2AM now. He’s in the final stretch. Four more hours, and that final hour, from 5-6, is always a joy. Watching the world come to life. Seeing the sun again. But 2-4 is the hardest. No other cars on the road. No other souls awake at this hour. The brightness of the stars are emphasized. Not emphasized by the lack of light, for the lack of light is the same, if not less, than at midnight, but by some cosmic entity. As if there is a reward for being awake at this hour. A reward for robbing yourself of sleep.
The rest of Richie’s path goes as follows: stay on this highway for two more hours, then take exit 32, to another highway, and then arrive at destination after twenty minutes on there. He would do anything to get onto a different highway right now, anything to get away from the voice that pervades his mind. The same voice as that of the deer. But if he were to try and take backroads, or a different highway, this two hour drive would turn into a six hour drive, and that’s not allowed for truckers. Stick to the road.

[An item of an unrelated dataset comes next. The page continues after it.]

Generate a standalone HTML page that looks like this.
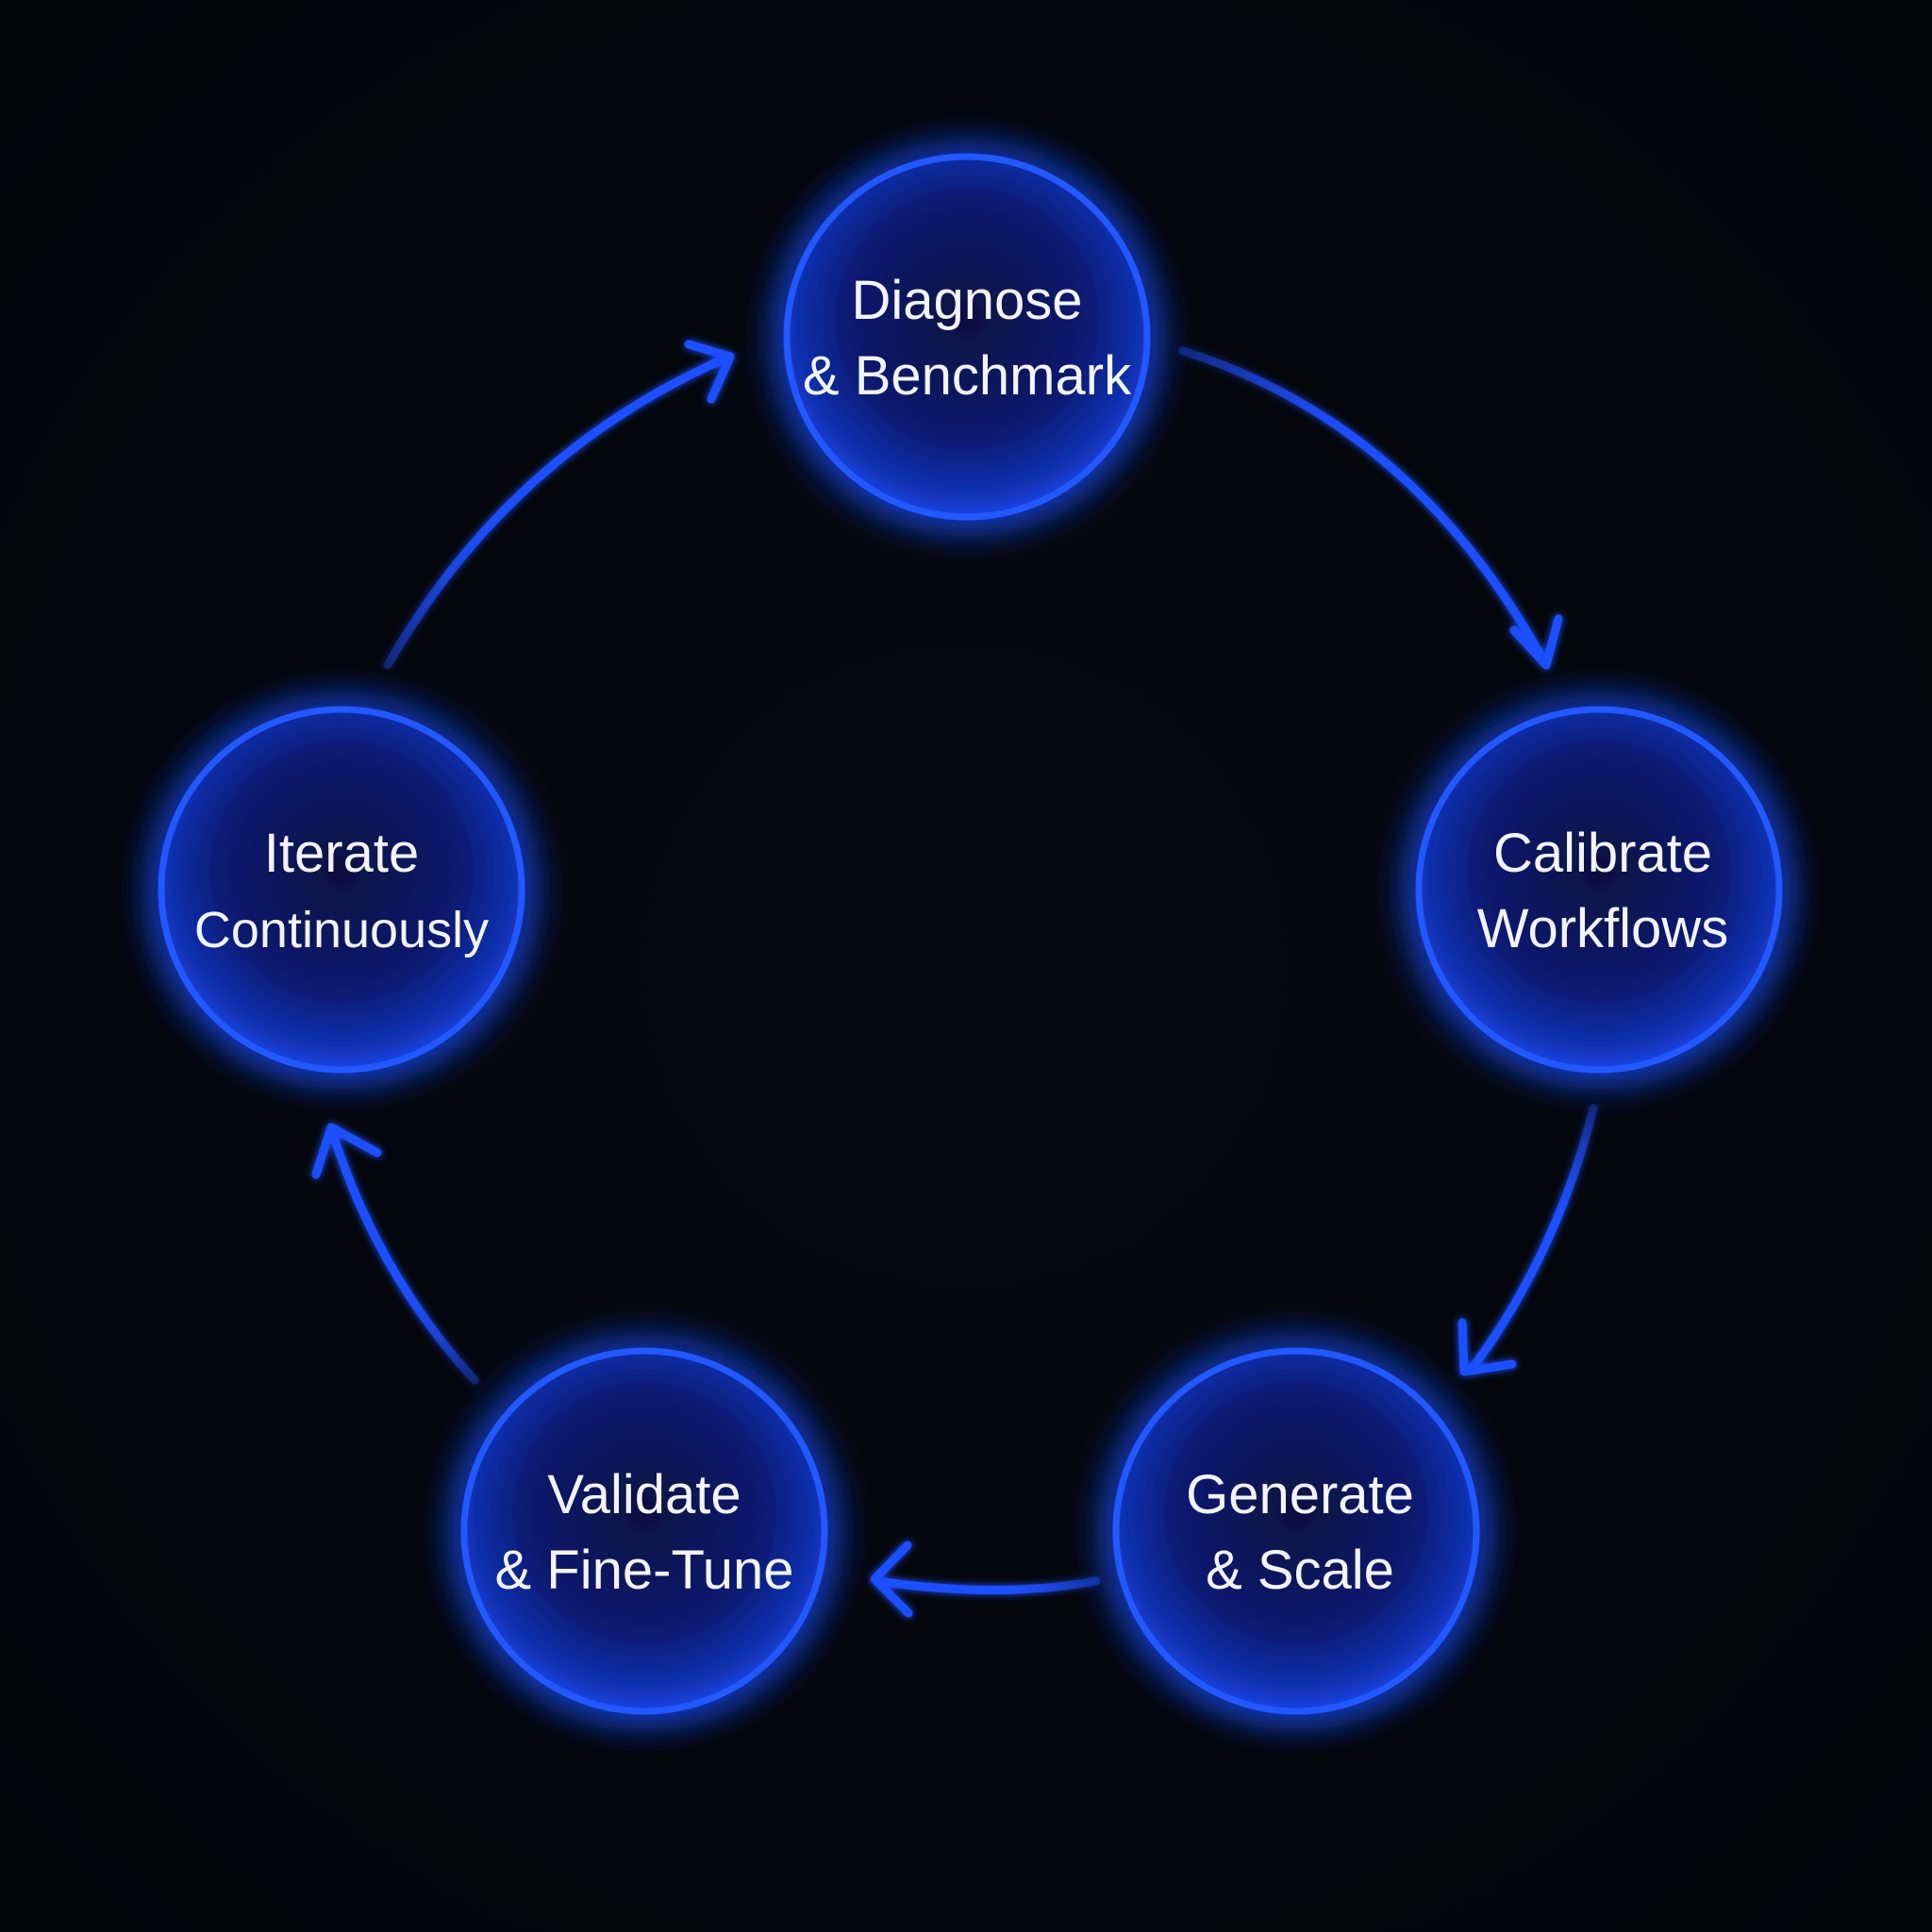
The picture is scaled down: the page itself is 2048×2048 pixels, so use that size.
<!DOCTYPE html>
<html><head><meta charset="utf-8"><style>
html,body{margin:0;padding:0;background:#04060a;}
svg{display:block}
text{font-family:"Liberation Sans",sans-serif;fill:#f2f4ff;text-anchor:middle;}
</style></head><body>
<svg width="2048" height="2048" viewBox="0 0 2048 2048">
<defs>
<radialGradient id="bg" cx="50%" cy="50%" r="70%">
<stop offset="0" stop-color="#070a12"/><stop offset="1" stop-color="#030408"/>
</radialGradient>
<radialGradient id="cf" cx="50%" cy="45%" r="55%">
<stop offset="0" stop-color="#071040"/><stop offset="0.6" stop-color="#0a1a70"/><stop offset="0.9" stop-color="#1233b8"/><stop offset="1" stop-color="#1a45e6"/>
</radialGradient>
<filter id="glow" x="-50%" y="-50%" width="200%" height="200%">
<feGaussianBlur stdDeviation="22" result="b"/>
<feMerge><feMergeNode in="b"/><feMergeNode in="b"/><feMergeNode in="SourceGraphic"/></feMerge>
</filter>
<filter id="aglow" x="-20%" y="-20%" width="140%" height="140%">
<feGaussianBlur stdDeviation="4" result="b"/>
<feMerge><feMergeNode in="b"/><feMergeNode in="SourceGraphic"/></feMerge>
</filter>
<linearGradient id="g1" gradientUnits="userSpaceOnUse" x1="1254" y1="372" x2="1639" y2="705"><stop offset="0" stop-color="#1f4fff" stop-opacity="0.3"/><stop offset="0.4" stop-color="#1f4fff"/></linearGradient>
<linearGradient id="g2" gradientUnits="userSpaceOnUse" x1="1689" y1="1175" x2="1561" y2="1450"><stop offset="0" stop-color="#1f4fff" stop-opacity="0.3"/><stop offset="0.4" stop-color="#1f4fff"/></linearGradient>
<linearGradient id="g3" gradientUnits="userSpaceOnUse" x1="1162" y1="1676" x2="930" y2="1676"><stop offset="0" stop-color="#1f4fff" stop-opacity="0.4"/><stop offset="0.4" stop-color="#1f4fff"/></linearGradient>
<linearGradient id="g4" gradientUnits="userSpaceOnUse" x1="503" y1="1463" x2="353" y2="1202"><stop offset="0" stop-color="#1f4fff" stop-opacity="0.3"/><stop offset="0.4" stop-color="#1f4fff"/></linearGradient>
<linearGradient id="g5" gradientUnits="userSpaceOnUse" x1="411" y1="705" x2="771" y2="379"><stop offset="0" stop-color="#1f4fff" stop-opacity="0.3"/><stop offset="0.4" stop-color="#1f4fff"/></linearGradient>
</defs>
<rect width="2048" height="2048" fill="url(#bg)"/>
<g fill="url(#cf)" stroke="#2358ff" stroke-width="7" filter="url(#glow)">
<circle cx="1025" cy="357" r="191"/>
<circle cx="1695" cy="943" r="191"/>
<circle cx="1374" cy="1623" r="191"/>
<circle cx="683" cy="1623" r="191"/>
<circle cx="362" cy="943" r="191"/>
</g>
<g fill="none" stroke-width="9" stroke-linecap="round" stroke-linejoin="round" filter="url(#aglow)" stroke="#1f4fff">
<path d="M1254 372 Q1500 450 1639 705" stroke="url(#g1)"/>
<path d="M1605 668 L1639 705 L1652 656"/>
<path d="M1689 1175 Q1650 1330 1561 1450" stroke="url(#g2)"/>
<path d="M1550 1402 L1552 1454 L1603 1446"/>
<path d="M1162 1676 Q1060 1695 930 1676" stroke="url(#g3)"/>
<path d="M962 1638 L927 1674 L963 1710"/>
<path d="M503 1463 Q400 1350 353 1202" stroke="url(#g4)"/>
<path d="M335 1245 L351 1195 L400 1222"/>
<path d="M411 705 Q540 480 771 379" stroke="url(#g5)"/>
<path d="M730 365 L774 378 L754 423"/>
</g>
<g font-size="58">
<text x="1025" y="338">Diagnose</text>
<text x="1025" y="418">&amp; Benchmark</text>
<text x="1699" y="924">Calibrate</text>
<text x="1699" y="1004">Workflows</text>
<text x="1378" y="1604">Generate</text>
<text x="1378" y="1684">&amp; Scale</text>
<text x="683" y="1604">Validate</text>
<text x="683" y="1684">&amp; Fine-Tune</text>
<text x="362" y="924">Iterate</text>
<text x="362" y="1004" font-size="54">Continuously</text>
</g>
</svg>
</body></html>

So he sticks to the road. Time ticking down. He sees a truck crashed on the either side of the highway now, and decides to turn around. With no other cars on the road, he might be the first to call it in. Deciding to turn around, he looks for the nearest speed trap, but has to go down the road for a minute before he finds one. Barely fitting through, he speeds up now.
The dark black of the night starts to turn to that lighter purple, and Richie thinks he can see the sun on the horizon. He needs to get to that truck and help in any way he can. As he stares into a cloud he believes the sun to be behind, a deer runs out onto the highway. He slams on the brakes and swerves to the right in order to avoid it, but the truck overturns, crashing to the ground and sliding. Glass shatters and flies through the truck. Richie passes out at some point.
In a hospital room, Riche lays on a bed in a coma. The nurse grabs the collection bag connected to the catheter, dumps the water, and changes it.
“Krrrr. Mmmmm. Krrrr. Mmmmm.”
She thinks she hears some mumbling coming from Richie, and walks over, but when she gets closer, he doesn’t make a sound. The nurse leaves the room, and Richie is alone, on the road. His shift begins again. He hopes to reach the sunlight.